Previously, the people who adopted us were instructed to dismiss/gloss over the longings of adoptees for their history, which resulted in disaffected and alienated adoptees. Later, the people who adopted us were instructed to provide us with cultural tokens that were supposed to make up for that loss and give us a sense of belonging. Love the person who gives you tokens of something they made impossible for you to ever truly be a part of again and love the of culture of your dysfunctional rejector seems to be our only choice these days, since we’re not allowed to be upset about our unnatural fate.
Nostalgia is just a signifier of loss, a kind of micro grieving. In Korea, a nation where one out of ten families has lost a family member due to family separation, a nation that is ashamed of sending its children away, nostalgia can also be a tool of deflection because the really meaningful losses are too horrible to contend with. For us diasporic adoptees, we are denied nostalgia as a signifier of loss. For us diasporic adoptees, we are denied any expression of loss. Or deflection. Maybe that’s why nostalgia is such an attractive study for me.
My reality is I can have no true feelings of nostalgia for a history I have been severed from, because that memory is too deep to reach. Yet the direction of my entire life has been dictated by this history that is collectively avoided. Our past is tied up in that collective national tragedy, a tragedy of which we are full card carrying members. And that is not nothing. That is a very strong something.

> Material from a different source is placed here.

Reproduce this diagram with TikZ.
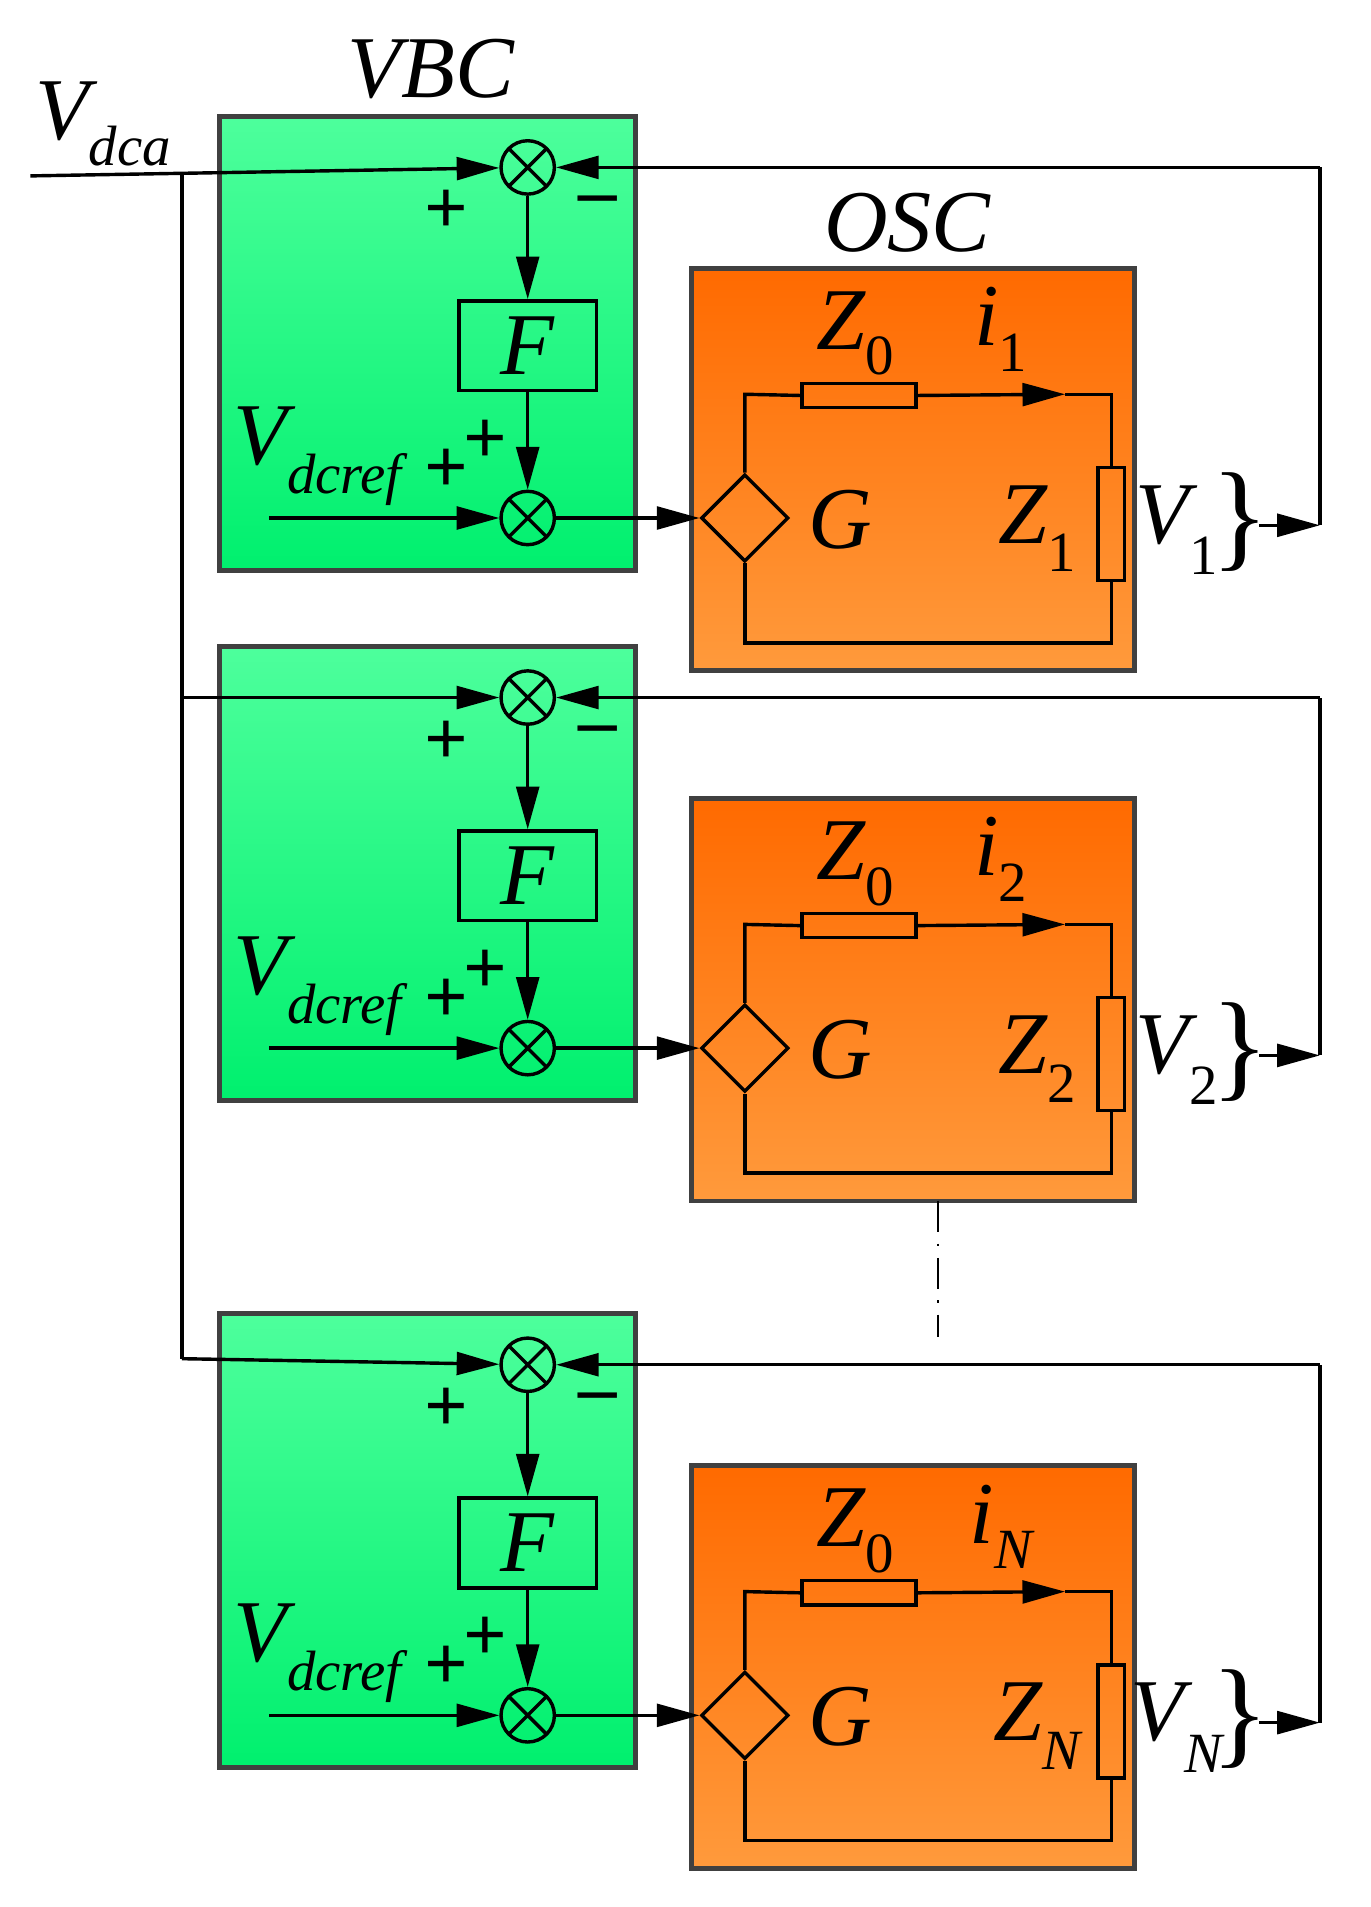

And so I carry the weight of Korean history. My being raised halfway around the globe with no knowledge of my past is a direct result of that country’s history. I am helpless to do anything about it. It is helplessness which connects me to the people/nation/culture that bore me. We not only lost and are not allowed to grieve, but they too lost and – even though they spend inordinate amounts of energy grieving – they dilute the real content or switch the labels on the jars, so it never satisfies. It is that unexpressed loss which they don’t deal with/that we aren’t allowed to deal with that connects us. It has nothing to do with nostalgia yet everything to do with what motivates humankind to wax nostalgic.